Copy out the whole listing exactly as written, leaving the pictures behind.

===== COLLECTED MATERIAL

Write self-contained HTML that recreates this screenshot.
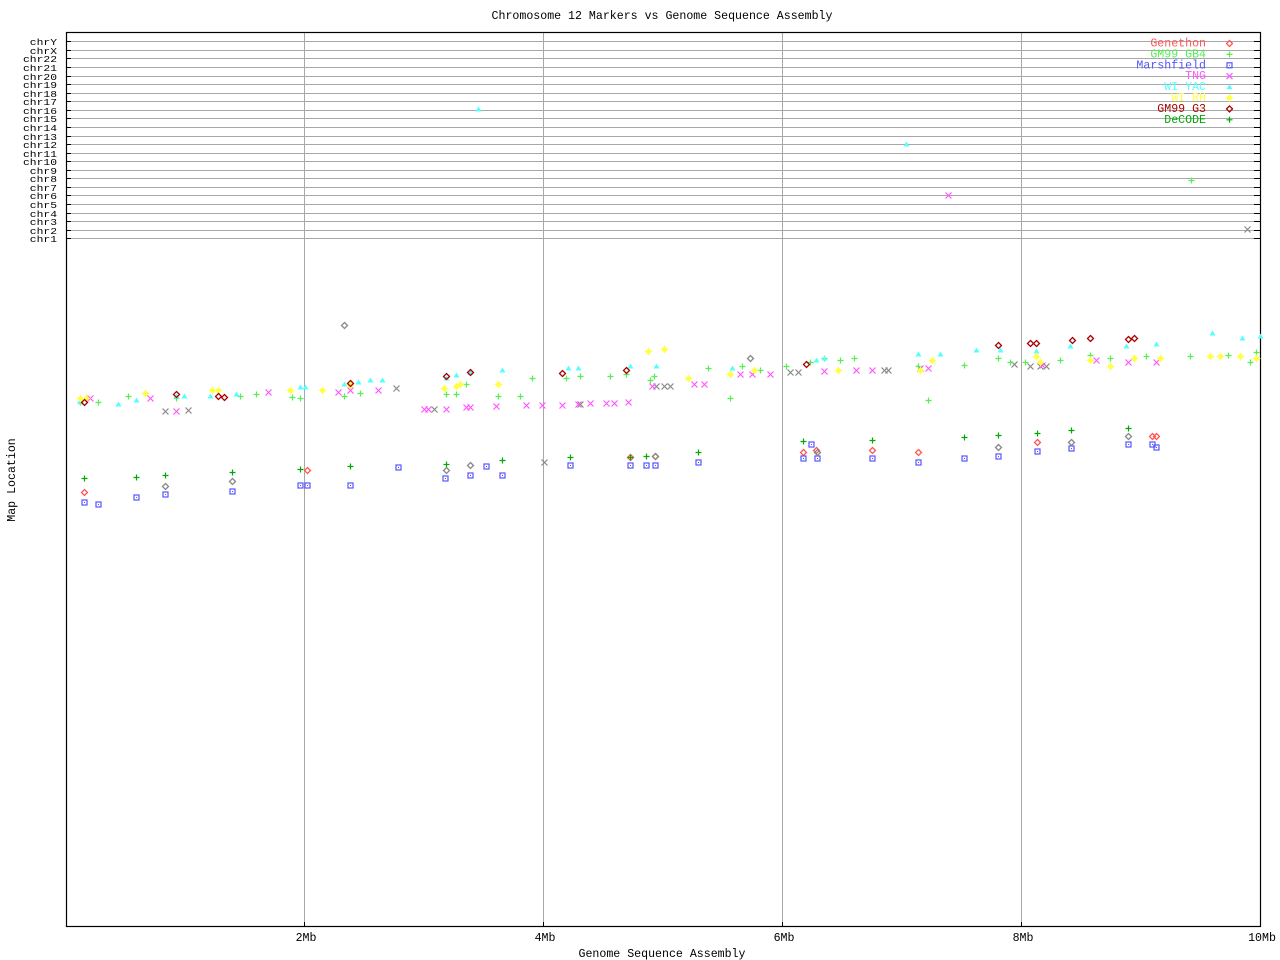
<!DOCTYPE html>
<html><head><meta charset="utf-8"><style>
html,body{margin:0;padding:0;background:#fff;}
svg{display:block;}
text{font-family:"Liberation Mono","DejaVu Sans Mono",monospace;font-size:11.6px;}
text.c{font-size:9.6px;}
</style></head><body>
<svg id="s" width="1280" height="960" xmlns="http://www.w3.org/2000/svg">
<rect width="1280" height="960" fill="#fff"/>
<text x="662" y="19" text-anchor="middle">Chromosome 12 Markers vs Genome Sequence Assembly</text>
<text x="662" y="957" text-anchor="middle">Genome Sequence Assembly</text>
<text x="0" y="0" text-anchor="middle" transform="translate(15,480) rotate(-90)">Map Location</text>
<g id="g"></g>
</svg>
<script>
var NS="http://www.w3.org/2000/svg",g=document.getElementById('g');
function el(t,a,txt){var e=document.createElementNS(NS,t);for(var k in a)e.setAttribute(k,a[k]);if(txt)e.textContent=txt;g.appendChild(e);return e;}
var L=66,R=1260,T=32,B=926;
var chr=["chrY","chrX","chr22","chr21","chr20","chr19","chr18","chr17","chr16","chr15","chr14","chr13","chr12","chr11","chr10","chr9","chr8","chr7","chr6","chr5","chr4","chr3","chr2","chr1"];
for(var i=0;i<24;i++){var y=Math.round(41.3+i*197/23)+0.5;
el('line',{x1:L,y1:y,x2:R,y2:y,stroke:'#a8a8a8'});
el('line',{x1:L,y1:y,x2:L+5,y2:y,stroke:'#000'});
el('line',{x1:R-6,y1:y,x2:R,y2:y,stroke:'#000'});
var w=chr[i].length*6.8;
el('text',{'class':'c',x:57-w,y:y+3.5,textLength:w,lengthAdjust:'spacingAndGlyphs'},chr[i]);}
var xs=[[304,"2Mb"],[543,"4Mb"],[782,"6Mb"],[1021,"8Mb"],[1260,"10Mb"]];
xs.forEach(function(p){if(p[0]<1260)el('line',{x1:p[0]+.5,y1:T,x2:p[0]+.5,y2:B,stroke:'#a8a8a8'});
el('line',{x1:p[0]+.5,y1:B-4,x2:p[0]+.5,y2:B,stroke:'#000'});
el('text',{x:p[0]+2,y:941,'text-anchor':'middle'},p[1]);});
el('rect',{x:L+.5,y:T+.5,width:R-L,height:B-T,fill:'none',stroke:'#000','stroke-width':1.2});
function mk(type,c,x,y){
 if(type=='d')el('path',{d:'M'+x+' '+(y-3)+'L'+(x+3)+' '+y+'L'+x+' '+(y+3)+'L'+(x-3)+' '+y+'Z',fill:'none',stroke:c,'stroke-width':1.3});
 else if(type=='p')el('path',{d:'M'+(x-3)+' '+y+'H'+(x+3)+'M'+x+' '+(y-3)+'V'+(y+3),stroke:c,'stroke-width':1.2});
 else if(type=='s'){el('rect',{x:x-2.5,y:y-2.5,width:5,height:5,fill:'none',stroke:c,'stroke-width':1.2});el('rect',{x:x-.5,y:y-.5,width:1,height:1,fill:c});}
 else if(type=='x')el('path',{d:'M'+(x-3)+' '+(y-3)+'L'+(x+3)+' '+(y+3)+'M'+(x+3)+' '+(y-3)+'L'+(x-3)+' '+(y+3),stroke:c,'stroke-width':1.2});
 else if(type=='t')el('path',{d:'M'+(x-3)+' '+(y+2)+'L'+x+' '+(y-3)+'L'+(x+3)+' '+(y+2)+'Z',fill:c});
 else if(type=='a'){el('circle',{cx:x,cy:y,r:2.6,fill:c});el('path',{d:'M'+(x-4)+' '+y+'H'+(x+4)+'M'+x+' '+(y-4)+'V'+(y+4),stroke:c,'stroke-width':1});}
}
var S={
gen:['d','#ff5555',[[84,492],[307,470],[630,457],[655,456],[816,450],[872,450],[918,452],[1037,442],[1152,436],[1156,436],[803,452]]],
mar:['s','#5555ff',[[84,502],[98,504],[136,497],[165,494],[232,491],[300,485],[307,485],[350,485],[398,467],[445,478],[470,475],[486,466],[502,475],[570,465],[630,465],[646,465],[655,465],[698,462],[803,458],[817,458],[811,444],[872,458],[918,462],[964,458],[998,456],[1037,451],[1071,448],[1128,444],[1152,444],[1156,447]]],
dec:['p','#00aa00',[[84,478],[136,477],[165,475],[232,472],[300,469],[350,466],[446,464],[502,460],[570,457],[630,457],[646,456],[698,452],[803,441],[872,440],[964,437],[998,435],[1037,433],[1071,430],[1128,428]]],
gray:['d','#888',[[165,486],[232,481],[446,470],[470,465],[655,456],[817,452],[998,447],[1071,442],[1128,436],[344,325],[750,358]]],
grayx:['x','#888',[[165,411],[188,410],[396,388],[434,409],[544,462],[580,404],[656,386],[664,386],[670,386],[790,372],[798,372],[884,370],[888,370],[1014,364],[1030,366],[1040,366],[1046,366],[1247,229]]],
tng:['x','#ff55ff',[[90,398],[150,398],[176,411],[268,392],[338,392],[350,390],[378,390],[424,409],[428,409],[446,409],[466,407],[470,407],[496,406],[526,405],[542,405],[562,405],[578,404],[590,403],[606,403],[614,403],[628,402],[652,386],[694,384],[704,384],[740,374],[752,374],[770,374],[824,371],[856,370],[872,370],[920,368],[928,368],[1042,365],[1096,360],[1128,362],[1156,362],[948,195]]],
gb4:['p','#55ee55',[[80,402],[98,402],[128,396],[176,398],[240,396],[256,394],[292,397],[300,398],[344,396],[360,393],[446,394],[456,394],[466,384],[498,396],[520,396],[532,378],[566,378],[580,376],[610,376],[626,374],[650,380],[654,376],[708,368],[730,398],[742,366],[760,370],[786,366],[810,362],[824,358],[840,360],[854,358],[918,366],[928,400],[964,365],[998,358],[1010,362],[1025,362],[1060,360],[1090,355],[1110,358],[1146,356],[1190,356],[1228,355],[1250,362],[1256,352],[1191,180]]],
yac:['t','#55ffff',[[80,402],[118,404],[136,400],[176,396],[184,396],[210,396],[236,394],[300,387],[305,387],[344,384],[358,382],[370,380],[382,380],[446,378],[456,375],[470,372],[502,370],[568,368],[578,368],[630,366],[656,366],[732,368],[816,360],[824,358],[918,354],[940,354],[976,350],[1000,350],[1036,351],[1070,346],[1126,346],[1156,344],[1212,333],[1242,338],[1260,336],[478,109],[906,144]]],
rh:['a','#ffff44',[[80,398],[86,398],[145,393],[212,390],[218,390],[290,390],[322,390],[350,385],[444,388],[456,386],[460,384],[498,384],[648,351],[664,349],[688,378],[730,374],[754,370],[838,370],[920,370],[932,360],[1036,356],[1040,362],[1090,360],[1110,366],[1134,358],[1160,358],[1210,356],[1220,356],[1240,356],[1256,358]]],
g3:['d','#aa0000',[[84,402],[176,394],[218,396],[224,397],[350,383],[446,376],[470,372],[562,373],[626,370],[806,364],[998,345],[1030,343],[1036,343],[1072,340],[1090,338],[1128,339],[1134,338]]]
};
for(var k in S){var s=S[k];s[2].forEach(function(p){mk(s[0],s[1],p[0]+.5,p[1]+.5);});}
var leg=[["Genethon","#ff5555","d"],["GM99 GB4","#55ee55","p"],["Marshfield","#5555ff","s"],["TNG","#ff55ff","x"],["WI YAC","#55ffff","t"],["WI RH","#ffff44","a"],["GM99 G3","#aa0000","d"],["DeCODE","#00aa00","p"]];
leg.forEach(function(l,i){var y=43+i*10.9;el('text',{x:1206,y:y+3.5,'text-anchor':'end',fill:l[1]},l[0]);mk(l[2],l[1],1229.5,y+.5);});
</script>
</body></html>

==========

§ **EXERCISE OUTPUT**:
Write self-contained HTML that recreates this screenshot.
<!DOCTYPE html>
<html><head><meta charset="utf-8"><style>
html,body{margin:0;padding:0;background:#fff;}
svg{display:block;}
text{font-family:"Liberation Mono","DejaVu Sans Mono",monospace;font-size:11.6px;}
text.c{font-size:9.6px;}
</style></head><body>
<svg id="s" width="1280" height="960" xmlns="http://www.w3.org/2000/svg">
<rect width="1280" height="960" fill="#fff"/>
<text x="662" y="19" text-anchor="middle">Chromosome 12 Markers vs Genome Sequence Assembly</text>
<text x="662" y="957" text-anchor="middle">Genome Sequence Assembly</text>
<text x="0" y="0" text-anchor="middle" transform="translate(15,480) rotate(-90)">Map Location</text>
<g id="g"></g>
</svg>
<script>
var NS="http://www.w3.org/2000/svg",g=document.getElementById('g');
function el(t,a,txt){var e=document.createElementNS(NS,t);for(var k in a)e.setAttribute(k,a[k]);if(txt)e.textContent=txt;g.appendChild(e);return e;}
var L=66,R=1260,T=32,B=926;
var chr=["chrY","chrX","chr22","chr21","chr20","chr19","chr18","chr17","chr16","chr15","chr14","chr13","chr12","chr11","chr10","chr9","chr8","chr7","chr6","chr5","chr4","chr3","chr2","chr1"];
for(var i=0;i<24;i++){var y=Math.round(41.3+i*197/23)+0.5;
el('line',{x1:L,y1:y,x2:R,y2:y,stroke:'#a8a8a8'});
el('line',{x1:L,y1:y,x2:L+5,y2:y,stroke:'#000'});
el('line',{x1:R-6,y1:y,x2:R,y2:y,stroke:'#000'});
var w=chr[i].length*6.8;
el('text',{'class':'c',x:57-w,y:y+3.5,textLength:w,lengthAdjust:'spacingAndGlyphs'},chr[i]);}
var xs=[[304,"2Mb"],[543,"4Mb"],[782,"6Mb"],[1021,"8Mb"],[1260,"10Mb"]];
xs.forEach(function(p){if(p[0]<1260)el('line',{x1:p[0]+.5,y1:T,x2:p[0]+.5,y2:B,stroke:'#a8a8a8'});
el('line',{x1:p[0]+.5,y1:B-4,x2:p[0]+.5,y2:B,stroke:'#000'});
el('text',{x:p[0]+2,y:941,'text-anchor':'middle'},p[1]);});
el('rect',{x:L+.5,y:T+.5,width:R-L,height:B-T,fill:'none',stroke:'#000','stroke-width':1.2});
function mk(type,c,x,y){
 if(type=='d')el('path',{d:'M'+x+' '+(y-3)+'L'+(x+3)+' '+y+'L'+x+' '+(y+3)+'L'+(x-3)+' '+y+'Z',fill:'none',stroke:c,'stroke-width':1.3});
 else if(type=='p')el('path',{d:'M'+(x-3)+' '+y+'H'+(x+3)+'M'+x+' '+(y-3)+'V'+(y+3),stroke:c,'stroke-width':1.2});
 else if(type=='s'){el('rect',{x:x-2.5,y:y-2.5,width:5,height:5,fill:'none',stroke:c,'stroke-width':1.2});el('rect',{x:x-.5,y:y-.5,width:1,height:1,fill:c});}
 else if(type=='x')el('path',{d:'M'+(x-3)+' '+(y-3)+'L'+(x+3)+' '+(y+3)+'M'+(x+3)+' '+(y-3)+'L'+(x-3)+' '+(y+3),stroke:c,'stroke-width':1.2});
 else if(type=='t')el('path',{d:'M'+(x-3)+' '+(y+2)+'L'+x+' '+(y-3)+'L'+(x+3)+' '+(y+2)+'Z',fill:c});
 else if(type=='a'){el('circle',{cx:x,cy:y,r:2.6,fill:c});el('path',{d:'M'+(x-4)+' '+y+'H'+(x+4)+'M'+x+' '+(y-4)+'V'+(y+4),stroke:c,'stroke-width':1});}
}
var S={
gen:['d','#ff5555',[[84,492],[307,470],[630,457],[655,456],[816,450],[872,450],[918,452],[1037,442],[1152,436],[1156,436],[803,452]]],
mar:['s','#5555ff',[[84,502],[98,504],[136,497],[165,494],[232,491],[300,485],[307,485],[350,485],[398,467],[445,478],[470,475],[486,466],[502,475],[570,465],[630,465],[646,465],[655,465],[698,462],[803,458],[817,458],[811,444],[872,458],[918,462],[964,458],[998,456],[1037,451],[1071,448],[1128,444],[1152,444],[1156,447]]],
dec:['p','#00aa00',[[84,478],[136,477],[165,475],[232,472],[300,469],[350,466],[446,464],[502,460],[570,457],[630,457],[646,456],[698,452],[803,441],[872,440],[964,437],[998,435],[1037,433],[1071,430],[1128,428]]],
gray:['d','#888',[[165,486],[232,481],[446,470],[470,465],[655,456],[817,452],[998,447],[1071,442],[1128,436],[344,325],[750,358]]],
grayx:['x','#888',[[165,411],[188,410],[396,388],[434,409],[544,462],[580,404],[656,386],[664,386],[670,386],[790,372],[798,372],[884,370],[888,370],[1014,364],[1030,366],[1040,366],[1046,366],[1247,229]]],
tng:['x','#ff55ff',[[90,398],[150,398],[176,411],[268,392],[338,392],[350,390],[378,390],[424,409],[428,409],[446,409],[466,407],[470,407],[496,406],[526,405],[542,405],[562,405],[578,404],[590,403],[606,403],[614,403],[628,402],[652,386],[694,384],[704,384],[740,374],[752,374],[770,374],[824,371],[856,370],[872,370],[920,368],[928,368],[1042,365],[1096,360],[1128,362],[1156,362],[948,195]]],
gb4:['p','#55ee55',[[80,402],[98,402],[128,396],[176,398],[240,396],[256,394],[292,397],[300,398],[344,396],[360,393],[446,394],[456,394],[466,384],[498,396],[520,396],[532,378],[566,378],[580,376],[610,376],[626,374],[650,380],[654,376],[708,368],[730,398],[742,366],[760,370],[786,366],[810,362],[824,358],[840,360],[854,358],[918,366],[928,400],[964,365],[998,358],[1010,362],[1025,362],[1060,360],[1090,355],[1110,358],[1146,356],[1190,356],[1228,355],[1250,362],[1256,352],[1191,180]]],
yac:['t','#55ffff',[[80,402],[118,404],[136,400],[176,396],[184,396],[210,396],[236,394],[300,387],[305,387],[344,384],[358,382],[370,380],[382,380],[446,378],[456,375],[470,372],[502,370],[568,368],[578,368],[630,366],[656,366],[732,368],[816,360],[824,358],[918,354],[940,354],[976,350],[1000,350],[1036,351],[1070,346],[1126,346],[1156,344],[1212,333],[1242,338],[1260,336],[478,109],[906,144]]],
rh:['a','#ffff44',[[80,398],[86,398],[145,393],[212,390],[218,390],[290,390],[322,390],[350,385],[444,388],[456,386],[460,384],[498,384],[648,351],[664,349],[688,378],[730,374],[754,370],[838,370],[920,370],[932,360],[1036,356],[1040,362],[1090,360],[1110,366],[1134,358],[1160,358],[1210,356],[1220,356],[1240,356],[1256,358]]],
g3:['d','#aa0000',[[84,402],[176,394],[218,396],[224,397],[350,383],[446,376],[470,372],[562,373],[626,370],[806,364],[998,345],[1030,343],[1036,343],[1072,340],[1090,338],[1128,339],[1134,338]]]
};
for(var k in S){var s=S[k];s[2].forEach(function(p){mk(s[0],s[1],p[0]+.5,p[1]+.5);});}
var leg=[["Genethon","#ff5555","d"],["GM99 GB4","#55ee55","p"],["Marshfield","#5555ff","s"],["TNG","#ff55ff","x"],["WI YAC","#55ffff","t"],["WI RH","#ffff44","a"],["GM99 G3","#aa0000","d"],["DeCODE","#00aa00","p"]];
leg.forEach(function(l,i){var y=43+i*10.9;el('text',{x:1206,y:y+3.5,'text-anchor':'end',fill:l[1]},l[0]);mk(l[2],l[1],1229.5,y+.5);});
</script>
</body></html>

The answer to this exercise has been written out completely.